The effects of AICs can be phenotype defining, as seen in orchids’ matK genes, which have been previously called "pseudogenes" due to their different alternative initiation codon usages (Barthet MM et al. 2015a, 2015b). The Wilms’ Tumour Suppressor Gene, WT1, where novel versions of the protein are produced depending on AICs, affecting where the protein goes and what it ends up doing (Bruening & Pelletier, 1996, Wegrzyn et al, 2008). Some of these can come from a wide variety of AICs affecting the same gene, such as dihydrofolate reductase (Peabody 1989, Wegrzyn et al 2008). In each case, understanding bioinformatically en masse how the AICs change the proteins and why the ribosomes respond differently in different cellular conditions to the same genes’ mRNA transcripts will be invaluable (and a lot less time-consuming than present methods) to researchers wishing to avoid the cure being worse than the disease.
This is where we come in. Vulpine Designs is programming a software module called INITIATOR SET, which includes Initmine, based on the Intermine project from the University of Cambridge (Smith et al. 2012). This system maps AIC information to gene sequences, testing each AIC for viability of ribosome assembly, likelihood of mRNA folded structures, protein targeting to organelles etcetera. The more information is characterized, the more the system can be refined. As time goes on, we will add extra featuresx to it. The module will draw its data from existing databases and user input, and will make a collection of all the data on that gene and the effects of it and its transcription and translation.

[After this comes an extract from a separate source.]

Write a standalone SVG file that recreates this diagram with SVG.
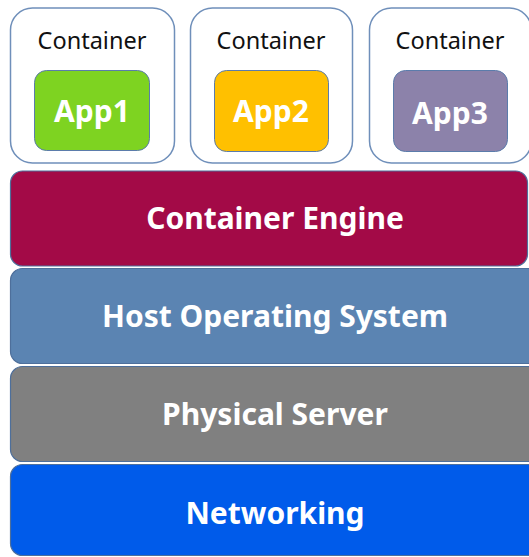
<svg xmlns="http://www.w3.org/2000/svg" width="529" height="557" viewBox="0 0 529 557">
  <style>
    .box { fill: #ffffff; stroke: #6f8fba; stroke-width: 1.5; }
    .app { stroke: #5b7cab; stroke-width: 1; }
    .layer { stroke: #4e6f9b; stroke-width: 1.2; }
    .ctext { font-family: "Noto Sans", "Open Sans", sans-serif; font-size: 23.5px; fill: #111111; text-anchor: middle; }
    .atext { font-family: "Noto Sans", "Open Sans", sans-serif; font-size: 30px; font-weight: bold; fill: #ffffff; text-anchor: middle; }
    .ltext { font-family: "Noto Sans", "Open Sans", sans-serif; font-size: 30px; font-weight: bold; fill: #ffffff; text-anchor: middle; }
  </style>
  <rect width="529" height="557" fill="#ffffff"/>

  <g id="container1">
    <rect class="box" x="10.5" y="8" width="164" height="155" rx="22"/>
    <text class="ctext" x="92" y="49">Container</text>
    <g id="app1">
      <rect class="app" x="34.5" y="70.5" width="115" height="80" rx="12" fill="#7ed321"/>
      <text class="atext" x="92" y="122">App1</text>
    </g>
  </g>

  <g id="container2">
    <rect class="box" x="190.5" y="8" width="162" height="155" rx="22"/>
    <text class="ctext" x="271" y="49">Container</text>
    <g id="app2">
      <rect class="app" x="214.5" y="70.5" width="114" height="81" rx="12" fill="#ffc000"/>
      <text class="atext" x="271" y="122">App2</text>
    </g>
  </g>

  <g id="container3">
    <rect class="box" x="369.5" y="8" width="162" height="155" rx="22"/>
    <text class="ctext" x="450" y="49">Container</text>
    <g id="app3">
      <rect class="app" x="393.5" y="70.5" width="114" height="81" rx="12" fill="#8c82aa"/>
      <text class="atext" x="450" y="124">App3</text>
    </g>
  </g>

  <g id="container-engine">
    <rect class="layer" x="10.5" y="171" width="517" height="95" rx="12" fill="#a30a47"/>
    <text class="ltext" x="275" y="229">Container Engine</text>
  </g>

  <g id="host-os">
    <rect class="layer" x="10.5" y="268.5" width="530" height="95" rx="12" fill="#5b84b2"/>
    <text class="ltext" x="275" y="327">Host Operating System</text>
  </g>

  <g id="physical-server">
    <rect class="layer" x="10.5" y="366.5" width="530" height="95" rx="12" fill="#808080"/>
    <text class="ltext" x="275" y="425">Physical Server</text>
  </g>

  <g id="networking">
    <rect class="layer" x="10.5" y="464.5" width="530" height="91" rx="12" fill="#005bea"/>
    <text class="ltext" x="275" y="524">Networking</text>
  </g>

  <g id="connectors"></g>
</svg>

It is an exciting time for scientists handling all sorts of genetic diseases as we become able to grasp the many variables between genes and resultant proteins and phenotypes. It’s a privilege to be part of it, as accessibility of tools and information continues to increase through all our shared efforts. There is a possibility that one day we will be able to handle and design all aspects of the body at any age, and know the effects of our edits to the life code before we apply them.